While many operational efficiencies have already been realized through the strategic alliance, HHC does expect to realize approximately $30 million in annual cost savings going forward. HHC also anticipates realizing a number of revenue enhancing synergies, primarily from new opportunities to grow its brands on a global basis, and worldwide implementation of HHC’s proprietary “OnQ” technology system.
After creating the industry’s first global lodging company under the leadership of company founder Conrad N. Hilton, HHC spun off its international business to shareholders in 1964.
That business went through a number of owners, ultimately being acquired in 1987 by U.K.-based Ladbroke Group PLC. In 1997, Mr. Bollenbach - who had become HHC’s CEO in 1996 - forged a strategic alliance with HI (the lodging subsidiary of Ladbroke) creating joint ownership of the Hilton HHonors guest loyalty program and Hilton Reservations Worldwide, and cooperative sales and marketing programs, presenting to the traveling public a united “Hilton” brand on a worldwide basis.
Acknowledging the strength of the alliance and the Hilton brand name, Ladbroke subsequently changed its name to Hilton Group plc.
“As the alliance developed, benefiting both companies and our millions of global customers, we always envisioned the formal coming together of Hilton’s domestic U.S. and international businesses,” Bollenbach said.

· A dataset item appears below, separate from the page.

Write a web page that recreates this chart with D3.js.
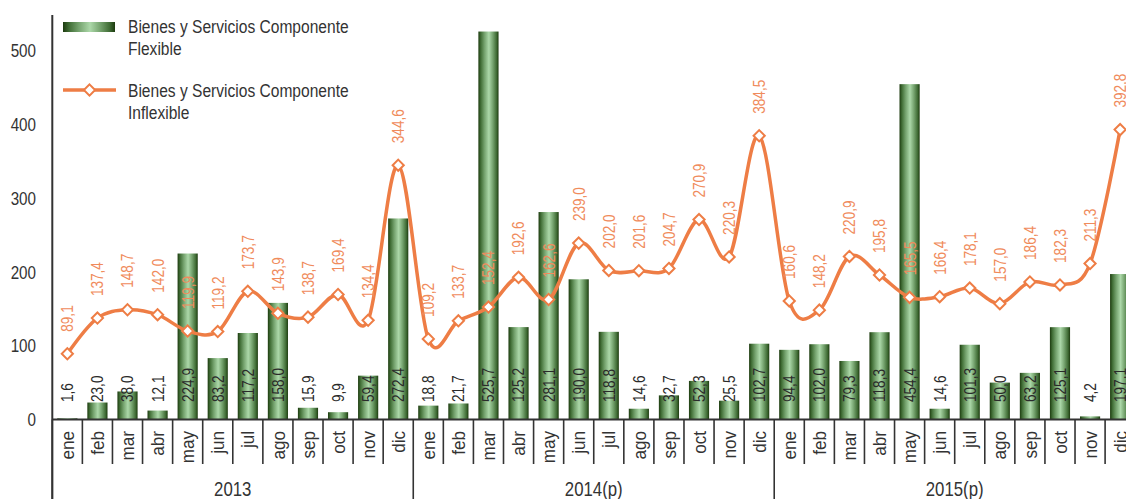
<!DOCTYPE html>
<html>
<head>
<meta charset="utf-8">
<script src="https://cdn.jsdelivr.net/npm/d3@7"></script>
<style>
  html, body { margin: 0; padding: 0; background: #fff; }
  svg { display: block; }
  text { font-family: "Liberation Sans", Arial, sans-serif; }
</style>
</head>
<body>
<svg id="chart" width="1126" height="499"></svg>
<script>
const years = ["2013", "2014(p)", "2015(p)"];
const months = ["ene","feb","mar","abr","may","jun","jul","ago","sep","oct","nov","dic"];
const flexible = [
  1.6, 23.0, 38.0, 12.1, 224.9, 83.2, 117.2, 158.0, 15.9, 9.9, 59.4, 272.4,
  18.8, 21.7, 525.7, 125.2, 281.1, 190.0, 118.8, 14.6, 32.7, 52.3, 25.5, 102.7,
  94.4, 102.0, 79.3, 118.3, 454.4, 14.6, 101.3, 50.0, 63.2, 125.1, 4.2, 197.1
];
const inflexible = [
  89.1, 137.4, 148.7, 142.0, 119.9, 119.2, 173.7, 143.9, 138.7, 169.4, 134.4, 344.6,
  109.2, 133.7, 152.4, 192.6, 162.6, 239.0, 202.0, 201.6, 204.7, 270.9, 220.3, 384.5,
  160.6, 148.2, 220.9, 195.8, 165.5, 166.4, 178.1, 157.0, 186.4, 182.3, 211.3, 392.8
];
const yTicks = [0, 100, 200, 300, 400, 500];
const seriesNames = ["Bienes y Servicios Componente|Flexible", "Bienes y Servicios Componente|Inflexible"];

const keys = [];
years.forEach(y => months.forEach(m => keys.push(y + "|" + m)));
const data = keys.map((k, i) => ({ key: k, year: k.split("|")[0], month: k.split("|")[1], flex: flexible[i], inflex: inflexible[i] }));

const svg = d3.select("#chart");
const x0 = 52.3, x1 = 52.3 + 36 * 30.08;
const yBase = 419.5;
const x = d3.scaleBand().domain(keys).range([x0, x1]).paddingInner(0.33).paddingOuter(0.165);
const y = d3.scaleLinear().domain([0, 550]).range([yBase, 13.6]);
const fmt = v => d3.format(".1f")(v).replace(".", ",");
const orange = "#EE7D45";
const labelOrange = "#F08B5C";
const SX = 0.8; // horizontal condensing to mimic a narrow typeface

const defs = svg.append("defs");
const grad = defs.append("linearGradient").attr("id", "barGrad").attr("x1", 0).attr("x2", 1).attr("y1", 0).attr("y2", 0);
[[0, "#1c3a0e"], [0.12, "#416e36"], [0.3, "#74a26d"], [0.52, "#acd8a9"], [0.72, "#74a26d"], [0.9, "#3f6b34"], [1, "#1c3a0e"]]
  .forEach(([o, c]) => grad.append("stop").attr("offset", o).attr("stop-color", c));

// Bars
svg.append("g").selectAll("rect").data(data).join("rect")
  .attr("x", d => x(d.key)).attr("width", x.bandwidth())
  .attr("y", d => y(d.flex)).attr("height", d => yBase - y(d.flex))
  .attr("fill", "url(#barGrad)");

// Bar labels
svg.append("g").selectAll("text").data(data).join("text")
  .attr("transform", d => `translate(${x(d.key) + x.bandwidth() / 2},402) rotate(-90) scale(${SX},1)`)
  .attr("dy", "0.35em").attr("text-anchor", "start")
  .attr("font-size", 17).attr("fill", "#2a2a2a")
  .text(d => fmt(d.flex));

// Line
const line = d3.line().x(d => x(d.key) + x.bandwidth() / 2).y(d => y(d.inflex)).curve(d3.curveCardinal.tension(0));
svg.append("path").datum(data).attr("d", line).attr("fill", "none").attr("stroke", orange).attr("stroke-width", 3.5);

const diamond = d3.symbol().type(d3.symbolDiamond2).size(80);
svg.append("g").selectAll("path").data(data).join("path")
  .attr("d", diamond)
  .attr("transform", d => `translate(${x(d.key) + x.bandwidth() / 2},${y(d.inflex)})`)
  .attr("fill", "#fff").attr("stroke", orange).attr("stroke-width", 2);

// Line labels
svg.append("g").selectAll("text").data(data).join("text")
  .attr("transform", d => `translate(${x(d.key) + x.bandwidth() / 2},${y(d.inflex) - 22}) rotate(-90) scale(${SX},1)`)
  .attr("dy", "0.35em").attr("text-anchor", "start")
  .attr("font-size", 17).attr("fill", labelOrange)
  .text(d => fmt(d.inflex));

// Y axis labels
svg.append("g").selectAll("text").data(yTicks).join("text")
  .attr("transform", d => `translate(36,${y(d)}) scale(${SX},1)`)
  .attr("dy", "0.35em")
  .attr("text-anchor", "end").attr("font-size", 19).attr("fill", "#333")
  .text(d => d);

// Axes lines
const axisColor = "#333";
svg.append("line").attr("x1", x0).attr("x2", x0).attr("y1", 15).attr("y2", 499).attr("stroke", axisColor).attr("stroke-width", 2);
svg.append("line").attr("x1", x0).attr("x2", 1126).attr("y1", yBase).attr("y2", yBase).attr("stroke", axisColor).attr("stroke-width", 2);

// Month separators
const step = x.step();
const gap = (step - x.bandwidth()) / 2;
svg.append("g").selectAll("line").data(data).join("line")
  .attr("x1", d => x(d.key) - gap)
  .attr("x2", d => x(d.key) - gap)
  .attr("y1", yBase).attr("y2", (d, i) => i % 12 === 0 ? 499 : 464)
  .attr("stroke", axisColor).attr("stroke-width", 1.6);

// Month labels
svg.append("g").selectAll("text").data(data).join("text")
  .attr("transform", d => `translate(${x(d.key) + x.bandwidth() / 2},431) rotate(-90) scale(0.9,1)`)
  .attr("dy", "0.35em").attr("text-anchor", "end")
  .attr("font-size", 19).attr("fill", "#333")
  .text(d => d.month);

// Year labels
svg.append("g").selectAll("text").data(years).join("text")
  .attr("transform", yr => `translate(${x(yr + "|ene") - gap + step * 6},496) scale(0.84,1)`)
  .attr("text-anchor", "middle").attr("font-size", 20).attr("fill", "#333")
  .text(d => d);

// Legend
const lg = svg.append("g");
lg.append("rect").attr("x", 63).attr("y", 22).attr("width", 52).attr("height", 10).attr("fill", "url(#barGrad)");
lg.append("line").attr("x1", 63).attr("x2", 116).attr("y1", 90).attr("y2", 90).attr("stroke", orange).attr("stroke-width", 3.5);
lg.append("path").attr("d", diamond).attr("transform", "translate(89.5,90)").attr("fill", "#fff").attr("stroke", orange).attr("stroke-width", 2);
const legY = [33, 97];
seriesNames.forEach((s, i) => {
  const parts = s.split("|");
  const t = lg.append("text").attr("transform", `translate(128,${legY[i]}) scale(0.82,1)`)
    .attr("font-size", 19).attr("fill", "#333");
  parts.forEach((p, j) => t.append("tspan").attr("x", 0).attr("y", j === 0 ? 0 : 22).text(p));
});
</script>
</body>
</html>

“The enthusiasm of both companies’ Boards of Directors for making the new worldwide Hilton Hotels Corporation a reality has been a key element in this transaction, which we are confident will bring value to our guests, our team members, our owners and our shareholders for years to come.”
HHC’s lead advisor was UBS Securities LLC, with Bank of America Securities LLC and Morgan Stanley as co-advisors.